**Exercise prompt**
Leave out the pictures, then reproduce the rest of the material exactly.

━━━ Raw data

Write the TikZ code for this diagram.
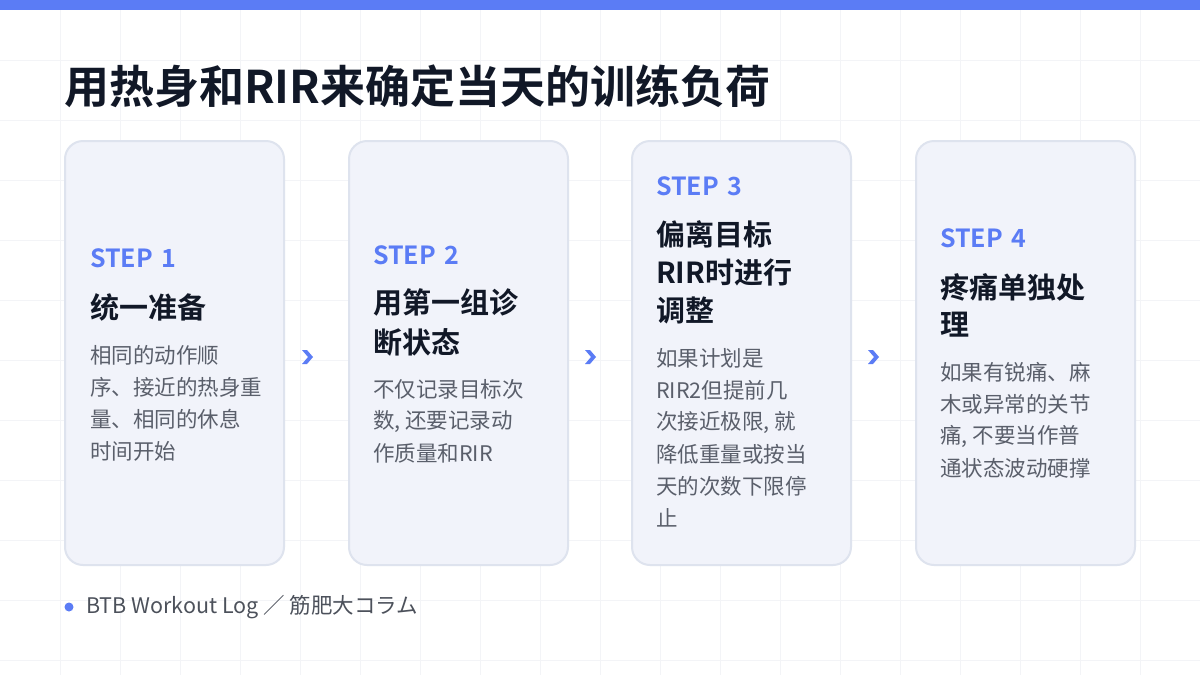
\documentclass[tikz,border=0pt]{standalone}
\usepackage{fontspec}
\setmainfont{Noto Sans CJK SC}
\newfontfamily\cjkb{Noto Sans CJK SC Bold}
\definecolor{accent}{HTML}{5B7CF5}
\definecolor{cardfill}{HTML}{F1F3FA}
\definecolor{cardline}{HTML}{DEE3EE}
\definecolor{ink}{HTML}{111827}
\definecolor{body}{HTML}{5A5F6B}
\definecolor{gridc}{HTML}{F3F4F7}
\begin{document}
\begin{tikzpicture}[x=1pt,y=-1pt,
  card/.style={draw=cardline,line width=2pt,fill=cardfill,rounded corners=18pt},
  ln/.style={anchor=west,inner sep=0pt},
  stp/.style={ln,text=accent,font=\cjkb\fontsize{25}{30}\selectfont},
  ttl/.style={ln,text=ink,font=\cjkb\fontsize{29}{34}\selectfont},
  bdy/.style={ln,text=body,font=\fontsize{21.5}{26}\selectfont},
  chev/.style={fill=accent}]
\useasboundingbox (0,0) rectangle (1200,675);
\fill[white] (0,0) rectangle (1200,675);
\foreach \i in {60,120,...,1140} \draw[gridc,line width=1pt] (\i,0) -- (\i,675);
\foreach \j in {60,120,...,660} \draw[gridc,line width=1pt] (0,\j) -- (1200,\j);
\fill[accent] (0,0) rectangle (1200,10);
\node[anchor=west,inner sep=0pt,text=ink,font=\cjkb\fontsize{45}{52}\selectfont] (title) at (64,86) {用热身和RIR来确定当天的训练负荷};
\foreach \n/\x in {1/65,2/349,3/632,4/916}
  \draw[card] (\x,141) rectangle ++(219,424) coordinate (c\n);
% card 1
\node[stp] (s1) at (90,258) {STEP\,\,1};
\node[ttl] (h1a) at (90,307) {统一准备};
\foreach \t [count=\k from 0] in {相同的动作顺,序、接近的热身重,量、相同的休息,时间开始}
  \node[bdy] (b1-\k) at (90,355+32*\k) {\t};
% card 2
\node[stp] (s2) at (373,255) {STEP\,\,2};
\foreach \t [count=\k from 0] in {用第一组诊,断状态}
  \node[ttl] (h2-\k) at (373,302+40*\k) {\t};
\foreach \t [count=\k from 0] in {{不仅记录目标次},{数, 还要记录动},{作质量和RIR}}
  \node[bdy] (b2-\k) at (373,389+32*\k) {\t};
% card 3
\node[stp] (s3) at (656,186) {STEP\,\,3};
\foreach \t [count=\k from 0] in {偏离目标,RIR时进行,调整}
  \node[ttl] (h3-\k) at (656,234+38*\k) {\t};
\foreach \t [count=\k from 0] in {{如果计划是},{RIR2但提前几},{次接近极限, 就},{降低重量或按当},{天的次数下限停},{止}}
  \node[bdy] (b3-\k) at (656,358+32*\k) {\t};
% card 4
\node[stp] (s4) at (940,238) {STEP\,\,4};
\foreach \t [count=\k from 0] in {疼痛单独处,理}
  \node[ttl] (h4-\k) at (940,287+38*\k) {\t};
\foreach \t [count=\k from 0] in {{如果有锐痛、麻},{木或异常的关节},{痛, 不要当作普},{通状态波动硬撑}}
  \node[bdy] (b4-\k) at (940,372+32*\k) {\t};
\foreach \cx in {307,590,873}
  \fill[chev] (\cx-5,350) -- (\cx,350) -- (\cx+6,357) -- (\cx,364) -- (\cx-5,364) -- (\cx+1,357) -- cycle;
\fill[accent] (69,607) circle (4.5pt);
\node[anchor=west,inner sep=0pt,text=body!85!black,font=\fontsize{21.5}{26}\selectfont] (foot) at (86,607) {BTB Workout Log ／ 筋肥大コラム};
\end{tikzpicture}
\end{document}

━━━━━━

**Exercise output**
Write the TikZ code for this diagram.
\documentclass[tikz,border=0pt]{standalone}
\usepackage{fontspec}
\setmainfont{Noto Sans CJK SC}
\newfontfamily\cjkb{Noto Sans CJK SC Bold}
\definecolor{accent}{HTML}{5B7CF5}
\definecolor{cardfill}{HTML}{F1F3FA}
\definecolor{cardline}{HTML}{DEE3EE}
\definecolor{ink}{HTML}{111827}
\definecolor{body}{HTML}{5A5F6B}
\definecolor{gridc}{HTML}{F3F4F7}
\begin{document}
\begin{tikzpicture}[x=1pt,y=-1pt,
  card/.style={draw=cardline,line width=2pt,fill=cardfill,rounded corners=18pt},
  ln/.style={anchor=west,inner sep=0pt},
  stp/.style={ln,text=accent,font=\cjkb\fontsize{25}{30}\selectfont},
  ttl/.style={ln,text=ink,font=\cjkb\fontsize{29}{34}\selectfont},
  bdy/.style={ln,text=body,font=\fontsize{21.5}{26}\selectfont},
  chev/.style={fill=accent}]
\useasboundingbox (0,0) rectangle (1200,675);
\fill[white] (0,0) rectangle (1200,675);
\foreach \i in {60,120,...,1140} \draw[gridc,line width=1pt] (\i,0) -- (\i,675);
\foreach \j in {60,120,...,660} \draw[gridc,line width=1pt] (0,\j) -- (1200,\j);
\fill[accent] (0,0) rectangle (1200,10);
\node[anchor=west,inner sep=0pt,text=ink,font=\cjkb\fontsize{45}{52}\selectfont] (title) at (64,86) {用热身和RIR来确定当天的训练负荷};
\foreach \n/\x in {1/65,2/349,3/632,4/916}
  \draw[card] (\x,141) rectangle ++(219,424) coordinate (c\n);
% card 1
\node[stp] (s1) at (90,258) {STEP\,\,1};
\node[ttl] (h1a) at (90,307) {统一准备};
\foreach \t [count=\k from 0] in {相同的动作顺,序、接近的热身重,量、相同的休息,时间开始}
  \node[bdy] (b1-\k) at (90,355+32*\k) {\t};
% card 2
\node[stp] (s2) at (373,255) {STEP\,\,2};
\foreach \t [count=\k from 0] in {用第一组诊,断状态}
  \node[ttl] (h2-\k) at (373,302+40*\k) {\t};
\foreach \t [count=\k from 0] in {{不仅记录目标次},{数, 还要记录动},{作质量和RIR}}
  \node[bdy] (b2-\k) at (373,389+32*\k) {\t};
% card 3
\node[stp] (s3) at (656,186) {STEP\,\,3};
\foreach \t [count=\k from 0] in {偏离目标,RIR时进行,调整}
  \node[ttl] (h3-\k) at (656,234+38*\k) {\t};
\foreach \t [count=\k from 0] in {{如果计划是},{RIR2但提前几},{次接近极限, 就},{降低重量或按当},{天的次数下限停},{止}}
  \node[bdy] (b3-\k) at (656,358+32*\k) {\t};
% card 4
\node[stp] (s4) at (940,238) {STEP\,\,4};
\foreach \t [count=\k from 0] in {疼痛单独处,理}
  \node[ttl] (h4-\k) at (940,287+38*\k) {\t};
\foreach \t [count=\k from 0] in {{如果有锐痛、麻},{木或异常的关节},{痛, 不要当作普},{通状态波动硬撑}}
  \node[bdy] (b4-\k) at (940,372+32*\k) {\t};
\foreach \cx in {307,590,873}
  \fill[chev] (\cx-5,350) -- (\cx,350) -- (\cx+6,357) -- (\cx,364) -- (\cx-5,364) -- (\cx+1,357) -- cycle;
\fill[accent] (69,607) circle (4.5pt);
\node[anchor=west,inner sep=0pt,text=body!85!black,font=\fontsize{21.5}{26}\selectfont] (foot) at (86,607) {BTB Workout Log ／ 筋肥大コラム};
\end{tikzpicture}
\end{document}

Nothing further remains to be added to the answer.